For SMB’s, due to the relatively small scale, DevOps and engineering leaders are still trusted with Cloud Cost Optimization, even though the industry trend is to implement FinOps strategies as a practice.

FinOps

An emerging practice

The financial challenges derived from the exponential growth of Cloud Computing are being tackled by a newly emerging practice, called FinOps (Financial Operations).

We’re breaking Silos again, and this time it’s between Finance and technical operations.

According to the FinOps Foundation, FinOps (Cloud Financial Management) is “The practice of bringing financial accountability to the variable spend model of the cloud, enabling distributed teams to make business trade-offs between speed, cost, and quality.”

Organizations increase the business value of running in the cloud by bringing together business, engineering, and financial professionals with a new set of disciplines.

The FinOps engineer is the organization’s trustee when it comes to cloud cost optimization. His objective is to collaborate with engineering teams to predict, plan, and purchase cloud infrastructure, based on the product’s requirements.

FinOps teams are embedded within the technology group in order to understand the technical requirements of the product’s lifecycle (starting from the early design stage to large scale), and are trusted to continuously optimize the organization’s cloud infrastructure.

With FinOps, accountability is redefined, and it empowers product teams to manage their own usage with cloud against their own budget

Michael Fuller, Founding member of The FinOps Foundation

Some are often mistaken that FinOps is all about saving money, but it’s way more than that.

A well-architected cloud budget drives more revenue, enables product enhancements, performance, and feature release speed.

FinOps is the foundation of cross-functional collaboration between financial and technology teams, tying their business’s success hand in hand with continuously optimizing cloud infrastructure.

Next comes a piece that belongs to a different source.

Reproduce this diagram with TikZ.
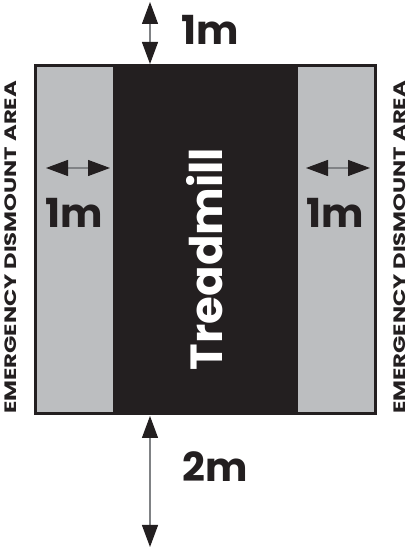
\documentclass[tikz,border=0pt]{standalone}
\usepackage{fontspec}
\usepackage{graphicx}
\setmainfont{Poppins}
\usetikzlibrary{arrows.meta,positioning}
\definecolor{lanegray}{HTML}{BCBEC0}
\definecolor{beltblack}{HTML}{231F20}
\definecolor{linegray}{HTML}{808285}
\tikzset{
  dimtip/.tip={Triangle[length=22pt,width=16pt,color=beltblack]},
  dimarrow/.style={draw=linegray, line width=1.2pt, dimtip-dimtip},
  lane/.style={fill=lanegray, inner sep=0pt, minimum height=348pt},
  bigtext/.style={font=\fontsize{40}{40}\selectfont\bfseries, text=beltblack, inner sep=0pt},
  sidetext/.style={font=\fontsize{16.5}{16.5}\selectfont\bfseries, text=beltblack, rotate=90, inner sep=0pt},
}
\newcommand{\widen}[1]{\scalebox{1.38}[1]{#1}}
\begin{document}
\begin{tikzpicture}[x=1pt,y=1pt]
  \useasboundingbox (0,0) rectangle (412,548);
  %%% floor area
  \node[lane, minimum width=340pt, anchor=south west] (area) at (35,134) {};
  \node[fill=beltblack, inner sep=0pt, minimum width=185pt, minimum height=348pt, anchor=south west] (belt) at (113,134) {};
  \draw[beltblack, line width=3pt] (area.south west) rectangle (area.north east);
  \node[rotate=90, font=\fontsize{45}{45}\selectfont\bfseries, text=white] (tread) at (205,289) {Treadmill};
  %%% clearances
  \coordinate (topend) at (150,546);
  \coordinate (topbox) at (150,484);
  \draw[dimarrow] (topend) -- (topbox);
  \node[bigtext, anchor=base] (toplabel) at (210,503) {1m};
  \coordinate (botbox) at (150,132);
  \coordinate (botend) at (150,1);
  \draw[dimarrow] (botbox) -- (botend);
  \node[bigtext, anchor=base] (botlabel) at (215,66) {2m};
  \coordinate (leftin) at (46,380);
  \coordinate (leftout) at (110,380);
  \draw[dimarrow] (leftin) -- (leftout);
  \node[bigtext, anchor=base] (leftlabel) at (74.5,320) {1m};
  \coordinate (rightin) at (306,380);
  \coordinate (rightout) at (370,380);
  \draw[dimarrow] (rightin) -- (rightout);
  \node[bigtext, anchor=base] (rightlabel) at (335,320) {1m};
  %%% side labels
  \node[sidetext] (leftside) at (11,300.5) {\widen{EMERGENCY DISMOUNT AREA}};
  \node[sidetext] (rightside) at (400,300.5) {\widen{EMERGENCY DISMOUNT AREA}};
\end{tikzpicture}
\end{document}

FinOps is still an emerging practice, but as we’ve seen the DevOps practice reach almost every niche of the Ecosystem, it is inevitable having a FinOps practitioner in every organization, as they scale and as more cloud services are consumed.

DevFinOps

The Dream team

Hey you, don’t tell me there’s no hope at all, Together we stand, divided we fall

Roger Waters, Pink Floyd

When it comes to having a broad and centralized solution for continuously planning and optimizing cloud infrastructure, nothing beats cross-team collaboration.

Once a new product is added to the roadmap, having DevOps and FinOps work together in synergy with proper planning and embedded processes towards a well-architected cloud, just smells like team spirit to me. (Okay okay, one rock quote too many, I get it)

Implementing financial disciplines into the technical processes can only benefit an organization, drive revenue sky high, and make everyone happy.

Some might argue that the intervention of financial stakeholders in the product lifecycle may cause bureaucratic setbacks and may even impact product performance, and that’s fine, but just like every new process, I believe that proper implementation accompanied by trust and leadership will align everyone towards cloud serenity.

DevOps and FinOps don’t need to compete with each other, they need to complete one another.

Looking forward, it’s imperative that DevOps and FinOps will work together as a homogenous unit because operating as standalone silos will destine the to clash, and eventually fail.